JOHN SHORT: Sunday Independent Review

What Lies Beneath, Niall MacMonagle

What Lies Beneath: Cockatoos, Royal Botanical Gardens, Sydney

Cockatoos, Royal  Botanical Gardens, Sydney by John Short
Cockatoos, Royal Botanical Gardens, Sydney by John Short 

They get up late, they hang around in gangs, they're loud, they strut their stuff. Sound familiar? They mate for life and live for up to 80 years. Hang on, are we still talking about disaffected youths? No, meet cockatoos, especially the wild cockatoos of Sydney, where artist John Short came upon these eye-catching, ear-catching creatures and captured them in this recent painting.

 

Ireland also features in his new show at Solomon Fine Art until March 25: Swimmers at Seapoint, Forty Foot, Wicklow, Wexford, Connemara currachs. "Coastal activity with the difficulties of reflections and movement," he finds challenging. Studio work is "solitary but absorbing, never lonely" and from there he sends his paintings into the world. His work hangs in Aras an Uachtarain, Panama, Singapore, the US, and Short always sets off with a "have sketchbook, will travel" outlook.
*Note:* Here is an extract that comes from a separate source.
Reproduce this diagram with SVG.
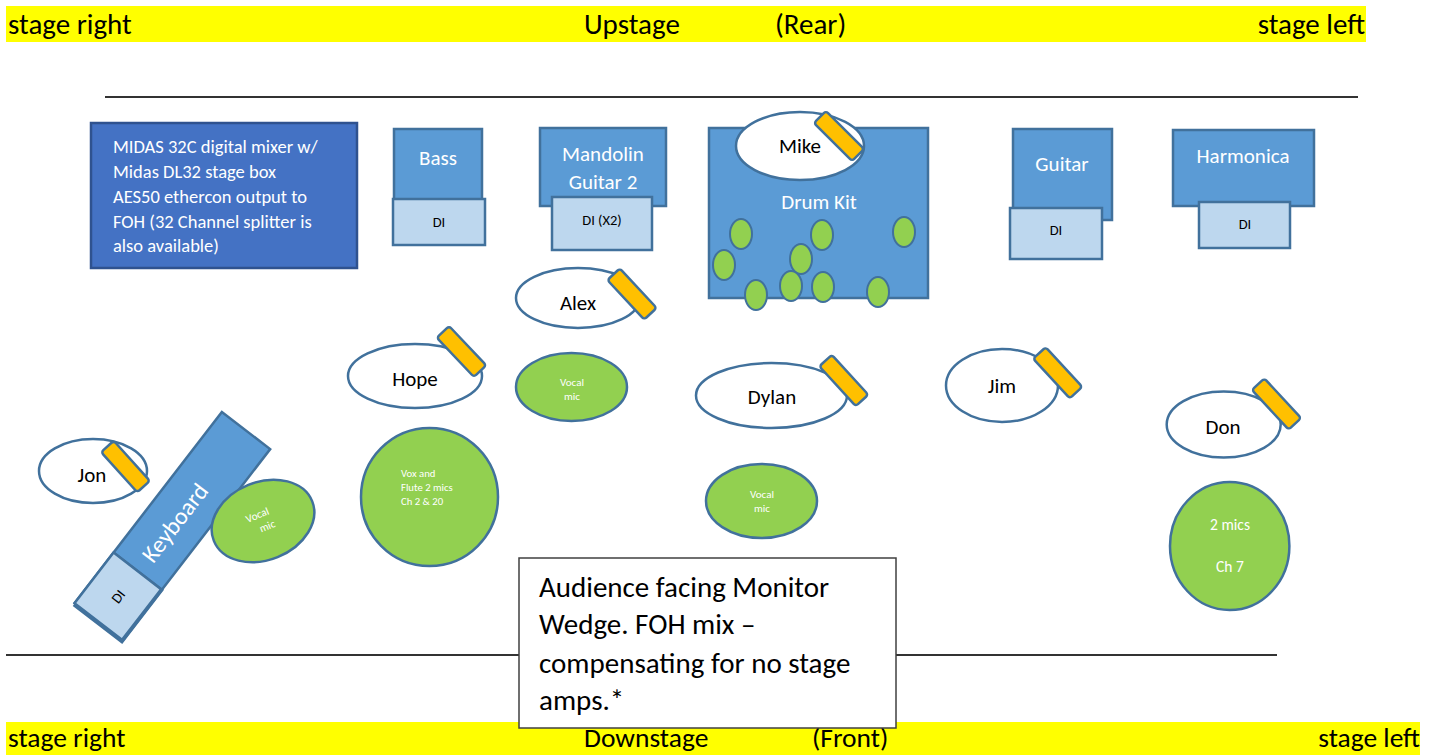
<svg xmlns="http://www.w3.org/2000/svg" xmlns:xlink="http://www.w3.org/1999/xlink" width="1440" height="755" viewBox="0 0 1440 755">
<style>
text{font-family:Carlito,Lato,"Open Sans","Liberation Sans",sans-serif}
.band{fill:#FFFF00}
.bt{font-size:29px;fill:#000}
.bb{font-size:27.5px;fill:#000}
.inst{fill:#5B9BD5;stroke:#41719C;stroke-width:2.5}
.di{fill:#BDD7EE;stroke:#41719C;stroke-width:2.5}
.wt{fill:#fff;font-size:21px;text-anchor:middle}
.dt{fill:#000;font-size:14.5px;text-anchor:middle}
.person{fill:#fff;stroke:#41719C;stroke-width:2.5}
.pt{fill:#000;font-size:21px;text-anchor:middle}
.mic{fill:#FFC000;stroke:#41719C;stroke-width:2.5}
.green{fill:#92D050;stroke:#41719C;stroke-width:2.5}
.gt{fill:#fff;font-size:10.7px}
.gtc{fill:#fff;font-size:11px;text-anchor:middle}
.dm{fill:#92D050;stroke:#41719C;stroke-width:2}
.rule{stroke:#333;stroke-width:2}
</style>
<defs>
<rect id="mic" class="mic" x="-27" y="-8.5" width="54" height="17" rx="3"/>
</defs>

<g id="top-band">
<rect class="band" x="6" y="6" width="1360" height="36"/>
<text class="bt" x="8" y="34">stage right</text>
<text class="bt" x="584" y="34">Upstage</text>
<text class="bt" x="775" y="34">(Rear)</text>
<text class="bt" x="1365" y="34" text-anchor="end">stage left</text>
</g>
<line id="upstage-line" class="rule" x1="105" y1="97" x2="1358" y2="97"/>
<line id="downstage-line" class="rule" x1="6" y1="655" x2="1277" y2="655"/>

<g id="mixer">
<rect x="91" y="123" width="266" height="145" fill="#4472C4" stroke="#2F528F" stroke-width="2.5"/>
<g fill="#fff" font-size="18.5">
<text x="113" y="153">MIDAS 32C digital mixer w/</text>
<text x="113" y="178">Midas DL32 stage box</text>
<text x="113" y="203">AES50 ethercon output to</text>
<text x="113" y="228">FOH (32 Channel splitter is</text>
<text x="113" y="252">also available)</text>
</g>
</g>

<g id="bass">
<rect class="inst" x="394" y="129" width="88" height="72"/>
<text class="wt" x="438" y="165">Bass</text>
<rect class="di" x="393" y="199" width="92" height="46"/>
<text class="dt" x="439" y="227">DI</text>
</g>

<g id="mandolin">
<rect class="inst" x="540" y="128" width="126" height="78"/>
<text class="wt" x="603" y="161">Mandolin</text>
<text class="wt" x="603" y="189">Guitar 2</text>
<rect class="di" x="552" y="197" width="100" height="53"/>
<text class="dt" x="602" y="225">DI (X2)</text>
</g>

<g id="drum-kit">
<rect class="inst" x="709" y="128" width="219" height="170"/>
<text class="wt" x="819" y="209">Drum Kit</text>
<g>
<ellipse class="dm" cx="741" cy="234" rx="11" ry="15"/>
<ellipse class="dm" cx="822" cy="235" rx="11" ry="15"/>
<ellipse class="dm" cx="904" cy="232" rx="11" ry="15"/>
<ellipse class="dm" cx="724" cy="265" rx="11" ry="15"/>
<ellipse class="dm" cx="801" cy="259" rx="11" ry="15"/>
<ellipse class="dm" cx="756" cy="295" rx="11" ry="15"/>
<ellipse class="dm" cx="791" cy="286" rx="11" ry="15"/>
<ellipse class="dm" cx="823" cy="287" rx="11" ry="15"/>
<ellipse class="dm" cx="878" cy="292" rx="11" ry="15"/>
</g>
</g>

<g id="mike">
<ellipse class="person" cx="800" cy="146" rx="64" ry="34"/>
<text class="pt" x="800" y="153">Mike</text>
<use xlink:href="#mic" href="#mic" transform="translate(839,136) rotate(45)"/>
</g>

<g id="guitar">
<rect class="inst" x="1013" y="129" width="99" height="91"/>
<text class="wt" x="1062" y="171">Guitar</text>
<rect class="di" x="1010" y="208" width="92" height="51"/>
<text class="dt" x="1056" y="235">DI</text>
</g>

<g id="harmonica">
<rect class="inst" x="1173" y="130" width="141" height="76"/>
<text class="wt" x="1243" y="163">Harmonica</text>
<rect class="di" x="1199" y="202" width="91" height="46"/>
<text class="dt" x="1245" y="229">DI</text>
</g>

<g id="alex">
<ellipse class="person" cx="578" cy="298" rx="62" ry="30"/>
<text class="pt" x="578" y="310">Alex</text>
<use xlink:href="#mic" href="#mic" transform="translate(632,294) rotate(47)"/>
</g>

<g id="hope">
<ellipse class="person" cx="415" cy="376" rx="67" ry="32"/>
<text class="pt" x="415" y="386">Hope</text>
<use xlink:href="#mic" href="#mic" transform="translate(461.5,351.5) rotate(46.5)"/>
</g>

<g id="alex-vocal-mic">
<ellipse class="green" cx="571.5" cy="387" rx="55.5" ry="34"/>
<text class="gtc" x="572" y="386">Vocal</text>
<text class="gtc" x="572" y="400">mic</text>
</g>

<g id="dylan">
<ellipse class="person" cx="771.5" cy="395.5" rx="75.5" ry="32.5"/>
<text class="pt" x="772" y="404">Dylan</text>
<use xlink:href="#mic" href="#mic" transform="translate(843.8,380.5) rotate(47.6)"/>
</g>

<g id="jim">
<ellipse class="person" cx="1002" cy="385.5" rx="56" ry="36.5"/>
<text class="pt" x="1002" y="393">Jim</text>
<use xlink:href="#mic" href="#mic" transform="translate(1057.7,372.8) rotate(47.3)"/>
</g>

<g id="don">
<ellipse class="person" cx="1223.7" cy="424.5" rx="57" ry="33"/>
<text class="pt" x="1223" y="434">Don</text>
<use xlink:href="#mic" href="#mic" transform="translate(1276.5,404) rotate(47.2)"/>
</g>

<g id="don-mics">
<ellipse class="green" cx="1229.7" cy="546" rx="59.7" ry="64"/>
<text fill="#fff" font-size="15.5" text-anchor="middle" x="1230" y="530">2 mics</text>
<text fill="#fff" font-size="15.5" text-anchor="middle" x="1230" y="572">Ch 7</text>
</g>

<g id="dylan-vocal-mic">
<ellipse class="green" cx="761.5" cy="501" rx="55.5" ry="37"/>
<text class="gtc" x="762" y="498">Vocal</text>
<text class="gtc" x="762" y="512">mic</text>
</g>

<g id="hope-mics">
<ellipse class="green" cx="429.5" cy="497" rx="68.5" ry="69"/>
<text class="gt" x="401" y="477">Vox and</text>
<text class="gt" x="401" y="491">Flute 2 mics</text>
<text class="gt" x="401" y="505">Ch 2 &amp; 20</text>
</g>

<g id="jon">
<ellipse class="person" cx="93" cy="471" rx="54" ry="32"/>
<text class="pt" x="92" y="482">Jon</text>
<use xlink:href="#mic" href="#mic" transform="translate(125.5,466.5) rotate(48)"/>
</g>

<g id="keyboard" transform="translate(172.5,526) rotate(-52.4)">
<rect class="inst" x="-120.5" y="-30.5" width="241" height="61"/>
<text fill="#fff" font-size="24" text-anchor="middle" x="4" y="8">Keyboard</text>
<rect class="inst" x="-123" y="-29" width="66" height="60"/>
<rect class="di" x="-121" y="-30.5" width="64" height="60"/>
<text class="dt" x="-89" y="5">DI</text>
</g>

<g id="keyboard-vocal-mic" transform="translate(263,521) rotate(-22)">
<ellipse class="green" cx="0" cy="0" rx="53" ry="39"/>
<text class="gtc" x="-3" y="-4">Vocal</text>
<text class="gtc" x="2" y="10">mic</text>
</g>

<g id="bottom-band">
<rect class="band" x="6" y="722" width="1414" height="33"/>
<text class="bb" x="8" y="747">stage right</text>
<text class="bb" x="584" y="747">Downstage</text>
<text class="bb" x="812" y="747">(Front)</text>
<text class="bb" x="1420" y="747" text-anchor="end">stage left</text>
</g>

<g id="monitor-wedge">
<rect x="519" y="558" width="377" height="170" fill="#fff" stroke="#404040" stroke-width="1.5"/>
<g font-size="29" fill="#000">
<text x="539" y="597">Audience facing Monitor</text>
<text x="539" y="634">Wedge. FOH mix –</text>
<text x="539" y="673">compensating for no stage</text>
<text x="539" y="710">amps.*</text>
</g>
</g>
</svg>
He's painted other birds - swans in Bray harbour, gannets and gulls on Saltee Island, cormorants in China - "but cockatoos are amazing and exotic". There's a Cockatoo Island in Sydney Harbour but he came across these in Sydney's Botanical Gardens: "You hear them long before you see them," he says, "they are very characterful, sociable and smart. Visually they perfectly suit their personalities. 

 

They are the wise guys of the Ozzie bird world - opportunistic, charming, confident." He sketched, took photographs, observed their shapes and mannerisms but thinks their "loud startling, screeching call makes them more startling than beautiful; yet the brilliant white plumage, powerful beak, the distinctive sulphur crest make a real character statement". This image contains 28 birds. In the distance are three Jabiru storks but the cockatoos steal the show and Short uses a photo collage because "the locations are important to me and I think deliver a real sense of place. 

 

These cockatoos were captured by me in that specific place". At the top, the photographs lead the eye deep into the distance and lend the piece perspective. In the foreground the dazzling birds on sun-dappled grass are deep in conversation or on the lookout for the next best thing.